# COLLECTED DATA
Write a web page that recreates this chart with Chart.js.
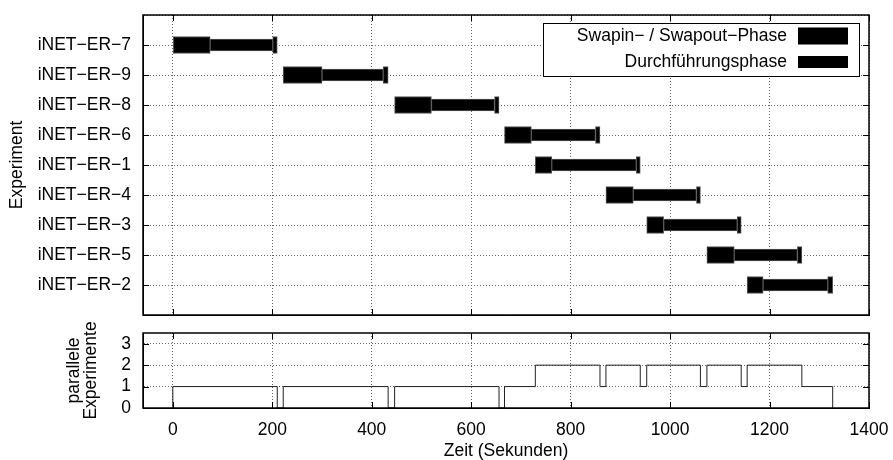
<!DOCTYPE html>
<html>
<head>
<meta charset="utf-8">
<script src="https://cdn.jsdelivr.net/npm/chart.js@4"></script>
<style>
  body { margin: 0; background: #fff; }
  #wrap { position: relative; width: 893px; height: 460px; }
  canvas { position: absolute; left: 0; }
  #top { top: 0; }
  #bottom { top: 320px; }
</style>
</head>
<body>
<div id="wrap">
  <canvas id="top" width="893" height="325"></canvas>
  <canvas id="bottom" width="893" height="140"></canvas>
</div>
<script>
// Experimente (von oben nach unten)
const categories = ['iNET−ER−7', 'iNET−ER−9', 'iNET−ER−8', 'iNET−ER−6', 'iNET−ER−1',
                    'iNET−ER−4', 'iNET−ER−3', 'iNET−ER−5', 'iNET−ER−2'];
// Zeitpunkte in Sekunden
const swapinStart  = [0, 222, 446, 667, 729, 871, 953, 1074, 1155];
const execStart    = [75, 300, 520, 721, 762, 926, 987, 1129, 1187];
const swapoutStart = [201, 423, 647, 850, 932, 1053, 1135, 1256, 1317];
const swapoutEnd   = [210, 433, 656, 859, 940, 1061, 1143, 1265, 1327];

// parallele Experimente (Treppenfunktion)
const stepTimes  = [0, 0, 210, 222, 433, 446, 656, 667, 729, 859, 871, 940, 953, 1061, 1074, 1143, 1155, 1265, 1327];
const stepCounts = [0, 1, 0, 1, 0, 1, 0, 1, 2, 1, 2, 1, 2, 1, 2, 1, 2, 1, 0];

const xTicks = [0, 200, 400, 600, 800, 1000, 1200, 1400];
const countTicks = [0, 1, 2, 3];

Chart.defaults.font.family = "'Liberation Sans', Arial, sans-serif";
Chart.defaults.font.size = 17.5;
Chart.defaults.color = '#000';

// Abstand Beschriftung <-> Achse ueber unsichtbare Tickmarken
const gridStyle = { color: '#666', lineWidth: 1, drawTicks: true, tickLength: 12, tickColor: 'rgba(0,0,0,0)' };
const dotted = { dash: [1, 2], color: '#000', width: 1 };
const tickFont = { size: 17.5, lineHeight: 1 };

// Rahmen + nach innen zeigende Ticks
const frame = {
  id: 'frame',
  afterDraw(chart) {
    const ctx = chart.ctx, a = chart.chartArea;
    const x = chart.scales.x, y = chart.scales.y;
    ctx.save();
    ctx.strokeStyle = '#000';
    ctx.lineWidth = 1;
    ctx.beginPath();
    x.ticks.forEach(t => {
      const px = Math.round(x.getPixelForValue(t.value)) + 0.5;
      ctx.moveTo(px, a.bottom); ctx.lineTo(px, a.bottom - 6);
      ctx.moveTo(px, a.top); ctx.lineTo(px, a.top + 6);
    });
    y.ticks.forEach(t => {
      if (t.label === '') return;
      const py = Math.round(y.getPixelForValue(t.value)) + 0.5;
      ctx.moveTo(a.left, py); ctx.lineTo(a.left + 6, py);
      ctx.moveTo(a.right, py); ctx.lineTo(a.right - 6, py);
    });
    ctx.stroke();
    ctx.lineWidth = 1.5;
    ctx.strokeRect(a.left, a.top, a.right - a.left, a.bottom - a.top);
    ctx.restore();
  }
};

// Legende innerhalb der Zeichenflaeche
const legendBox = {
  id: 'legendBox',
  afterDraw(chart) {
    const ctx = chart.ctx, a = chart.chartArea;
    const items = chart.data.datasets.filter(d => !d.hideInLegend);
    const right = a.right - 10, top = a.top + 8, w = 316, h = 53;
    ctx.save();
    ctx.fillStyle = '#fff';
    ctx.fillRect(right - w, top, w, h);
    ctx.strokeStyle = '#000';
    ctx.lineWidth = 1;
    ctx.strokeRect(right - w + 0.5, top + 0.5, w, h);
    ctx.font = "17.5px 'Liberation Sans', Arial, sans-serif";
    ctx.textAlign = 'right';
    ctx.textBaseline = 'middle';
    items.forEach((d, i) => {
      const cy = top + 13 + i * 26;
      ctx.fillStyle = '#000';
      ctx.fillText(d.label, right - 72, cy);
      ctx.fillStyle = d.backgroundColor;
      ctx.fillRect(right - 61, cy - d.barThickness / 2, 50, d.barThickness);
    });
    ctx.restore();
  }
};

const rows = (from, to) => categories.map((c, i) => ({ y: c, x: [from[i], to[i]] }));

new Chart(document.getElementById('top'), {
  type: 'bar',
  data: {
    labels: [''].concat(categories, ['']),
    datasets: [
      { label: 'Swapin− / Swapout−Phase', data: rows(swapinStart, execStart),
        backgroundColor: '#000', borderColor: '#555', borderWidth: 1, borderSkipped: false,
        barThickness: 17, grouped: false },
      { label: 'Durchführungsphase', data: rows(execStart, swapoutStart),
        backgroundColor: '#000', borderColor: '#555', borderWidth: 1, borderSkipped: false,
        barThickness: 12, grouped: false },
      { label: 'Swapin− / Swapout−Phase', hideInLegend: true, data: rows(swapoutStart, swapoutEnd),
        backgroundColor: '#000', borderColor: '#555', borderWidth: 1, borderSkipped: false,
        barThickness: 17, grouped: false }
    ]
  },
  options: {
    indexAxis: 'y',
    responsive: false,
    animation: false,
    layout: { padding: { top: 15, right: 24, bottom: 10, left: 0 } },
    plugins: { legend: { display: false }, tooltip: { enabled: false } },
    scales: {
      x: {
        type: 'linear', min: -60, max: 1400,
        afterBuildTicks: s => { s.ticks = xTicks.map(v => ({ value: v })); },
        afterFit: s => { s.height = 0; },
        ticks: { display: false },
        grid: Object.assign({}, gridStyle, { drawTicks: false }), border: dotted
      },
      y: {
        type: 'category', offset: false,
        afterFit: s => { s.width = 143; },
        ticks: { padding: 0, autoSkip: false, font: tickFont },
        grid: Object.assign({ offset: false }, gridStyle), border: dotted,
        title: { display: true, text: 'Experiment', font: { size: 17.5, lineHeight: 1 }, padding: { top: 8, bottom: 0 } }
      }
    }
  },
  plugins: [frame, legendBox]
});

new Chart(document.getElementById('bottom'), {
  type: 'line',
  data: {
    datasets: [{
      data: stepTimes.map((t, i) => ({ x: t, y: stepCounts[i] })),
      stepped: true, borderColor: '#222', borderWidth: 1, pointRadius: 0, fill: false
    }]
  },
  options: {
    responsive: false,
    animation: false,
    layout: { padding: { top: 13, right: 24, bottom: 0, left: 0 } },
    plugins: { legend: { display: false }, tooltip: { enabled: false } },
    scales: {
      x: {
        type: 'linear', min: -60, max: 1400,
        afterBuildTicks: s => { s.ticks = xTicks.map(v => ({ value: v })); },
        afterFit: s => { s.height = 52; },
        ticks: { padding: 0, maxRotation: 0, autoSkip: false, font: tickFont, callback: v => String(v) },
        grid: Object.assign({}, gridStyle, { tickLength: 13 }), border: dotted,
        title: { display: true, text: 'Zeit (Sekunden)', font: { size: 17.5, lineHeight: 1 }, padding: { top: 0, bottom: 0 } }
      },
      y: {
        type: 'linear', min: 0, max: 3.5,
        afterBuildTicks: s => { s.ticks = countTicks.map(v => ({ value: v })); },
        afterFit: s => { s.width = 143; },
        ticks: { padding: 0, autoSkip: false, font: tickFont },
        grid: gridStyle, border: dotted,
        title: { display: true, text: ['parallele', 'Experimente'], font: { size: 17.5, lineHeight: 1 }, padding: { top: 65, bottom: 0 } }
      }
    }
  },
  plugins: [frame]
});
</script>
</body>
</html>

# WHAT TO WORK ON
Copy the whole listing above word for word but do not carry over the pictures.

# ANSWER
Write a web page that recreates this chart with Chart.js.
<!DOCTYPE html>
<html>
<head>
<meta charset="utf-8">
<script src="https://cdn.jsdelivr.net/npm/chart.js@4"></script>
<style>
  body { margin: 0; background: #fff; }
  #wrap { position: relative; width: 893px; height: 460px; }
  canvas { position: absolute; left: 0; }
  #top { top: 0; }
  #bottom { top: 320px; }
</style>
</head>
<body>
<div id="wrap">
  <canvas id="top" width="893" height="325"></canvas>
  <canvas id="bottom" width="893" height="140"></canvas>
</div>
<script>
// Experimente (von oben nach unten)
const categories = ['iNET−ER−7', 'iNET−ER−9', 'iNET−ER−8', 'iNET−ER−6', 'iNET−ER−1',
                    'iNET−ER−4', 'iNET−ER−3', 'iNET−ER−5', 'iNET−ER−2'];
// Zeitpunkte in Sekunden
const swapinStart  = [0, 222, 446, 667, 729, 871, 953, 1074, 1155];
const execStart    = [75, 300, 520, 721, 762, 926, 987, 1129, 1187];
const swapoutStart = [201, 423, 647, 850, 932, 1053, 1135, 1256, 1317];
const swapoutEnd   = [210, 433, 656, 859, 940, 1061, 1143, 1265, 1327];

// parallele Experimente (Treppenfunktion)
const stepTimes  = [0, 0, 210, 222, 433, 446, 656, 667, 729, 859, 871, 940, 953, 1061, 1074, 1143, 1155, 1265, 1327];
const stepCounts = [0, 1, 0, 1, 0, 1, 0, 1, 2, 1, 2, 1, 2, 1, 2, 1, 2, 1, 0];

const xTicks = [0, 200, 400, 600, 800, 1000, 1200, 1400];
const countTicks = [0, 1, 2, 3];

Chart.defaults.font.family = "'Liberation Sans', Arial, sans-serif";
Chart.defaults.font.size = 17.5;
Chart.defaults.color = '#000';

// Abstand Beschriftung <-> Achse ueber unsichtbare Tickmarken
const gridStyle = { color: '#666', lineWidth: 1, drawTicks: true, tickLength: 12, tickColor: 'rgba(0,0,0,0)' };
const dotted = { dash: [1, 2], color: '#000', width: 1 };
const tickFont = { size: 17.5, lineHeight: 1 };

// Rahmen + nach innen zeigende Ticks
const frame = {
  id: 'frame',
  afterDraw(chart) {
    const ctx = chart.ctx, a = chart.chartArea;
    const x = chart.scales.x, y = chart.scales.y;
    ctx.save();
    ctx.strokeStyle = '#000';
    ctx.lineWidth = 1;
    ctx.beginPath();
    x.ticks.forEach(t => {
      const px = Math.round(x.getPixelForValue(t.value)) + 0.5;
      ctx.moveTo(px, a.bottom); ctx.lineTo(px, a.bottom - 6);
      ctx.moveTo(px, a.top); ctx.lineTo(px, a.top + 6);
    });
    y.ticks.forEach(t => {
      if (t.label === '') return;
      const py = Math.round(y.getPixelForValue(t.value)) + 0.5;
      ctx.moveTo(a.left, py); ctx.lineTo(a.left + 6, py);
      ctx.moveTo(a.right, py); ctx.lineTo(a.right - 6, py);
    });
    ctx.stroke();
    ctx.lineWidth = 1.5;
    ctx.strokeRect(a.left, a.top, a.right - a.left, a.bottom - a.top);
    ctx.restore();
  }
};

// Legende innerhalb der Zeichenflaeche
const legendBox = {
  id: 'legendBox',
  afterDraw(chart) {
    const ctx = chart.ctx, a = chart.chartArea;
    const items = chart.data.datasets.filter(d => !d.hideInLegend);
    const right = a.right - 10, top = a.top + 8, w = 316, h = 53;
    ctx.save();
    ctx.fillStyle = '#fff';
    ctx.fillRect(right - w, top, w, h);
    ctx.strokeStyle = '#000';
    ctx.lineWidth = 1;
    ctx.strokeRect(right - w + 0.5, top + 0.5, w, h);
    ctx.font = "17.5px 'Liberation Sans', Arial, sans-serif";
    ctx.textAlign = 'right';
    ctx.textBaseline = 'middle';
    items.forEach((d, i) => {
      const cy = top + 13 + i * 26;
      ctx.fillStyle = '#000';
      ctx.fillText(d.label, right - 72, cy);
      ctx.fillStyle = d.backgroundColor;
      ctx.fillRect(right - 61, cy - d.barThickness / 2, 50, d.barThickness);
    });
    ctx.restore();
  }
};

const rows = (from, to) => categories.map((c, i) => ({ y: c, x: [from[i], to[i]] }));

new Chart(document.getElementById('top'), {
  type: 'bar',
  data: {
    labels: [''].concat(categories, ['']),
    datasets: [
      { label: 'Swapin− / Swapout−Phase', data: rows(swapinStart, execStart),
        backgroundColor: '#000', borderColor: '#555', borderWidth: 1, borderSkipped: false,
        barThickness: 17, grouped: false },
      { label: 'Durchführungsphase', data: rows(execStart, swapoutStart),
        backgroundColor: '#000', borderColor: '#555', borderWidth: 1, borderSkipped: false,
        barThickness: 12, grouped: false },
      { label: 'Swapin− / Swapout−Phase', hideInLegend: true, data: rows(swapoutStart, swapoutEnd),
        backgroundColor: '#000', borderColor: '#555', borderWidth: 1, borderSkipped: false,
        barThickness: 17, grouped: false }
    ]
  },
  options: {
    indexAxis: 'y',
    responsive: false,
    animation: false,
    layout: { padding: { top: 15, right: 24, bottom: 10, left: 0 } },
    plugins: { legend: { display: false }, tooltip: { enabled: false } },
    scales: {
      x: {
        type: 'linear', min: -60, max: 1400,
        afterBuildTicks: s => { s.ticks = xTicks.map(v => ({ value: v })); },
        afterFit: s => { s.height = 0; },
        ticks: { display: false },
        grid: Object.assign({}, gridStyle, { drawTicks: false }), border: dotted
      },
      y: {
        type: 'category', offset: false,
        afterFit: s => { s.width = 143; },
        ticks: { padding: 0, autoSkip: false, font: tickFont },
        grid: Object.assign({ offset: false }, gridStyle), border: dotted,
        title: { display: true, text: 'Experiment', font: { size: 17.5, lineHeight: 1 }, padding: { top: 8, bottom: 0 } }
      }
    }
  },
  plugins: [frame, legendBox]
});

new Chart(document.getElementById('bottom'), {
  type: 'line',
  data: {
    datasets: [{
      data: stepTimes.map((t, i) => ({ x: t, y: stepCounts[i] })),
      stepped: true, borderColor: '#222', borderWidth: 1, pointRadius: 0, fill: false
    }]
  },
  options: {
    responsive: false,
    animation: false,
    layout: { padding: { top: 13, right: 24, bottom: 0, left: 0 } },
    plugins: { legend: { display: false }, tooltip: { enabled: false } },
    scales: {
      x: {
        type: 'linear', min: -60, max: 1400,
        afterBuildTicks: s => { s.ticks = xTicks.map(v => ({ value: v })); },
        afterFit: s => { s.height = 52; },
        ticks: { padding: 0, maxRotation: 0, autoSkip: false, font: tickFont, callback: v => String(v) },
        grid: Object.assign({}, gridStyle, { tickLength: 13 }), border: dotted,
        title: { display: true, text: 'Zeit (Sekunden)', font: { size: 17.5, lineHeight: 1 }, padding: { top: 0, bottom: 0 } }
      },
      y: {
        type: 'linear', min: 0, max: 3.5,
        afterBuildTicks: s => { s.ticks = countTicks.map(v => ({ value: v })); },
        afterFit: s => { s.width = 143; },
        ticks: { padding: 0, autoSkip: false, font: tickFont },
        grid: gridStyle, border: dotted,
        title: { display: true, text: ['parallele', 'Experimente'], font: { size: 17.5, lineHeight: 1 }, padding: { top: 65, bottom: 0 } }
      }
    }
  },
  plugins: [frame]
});
</script>
</body>
</html>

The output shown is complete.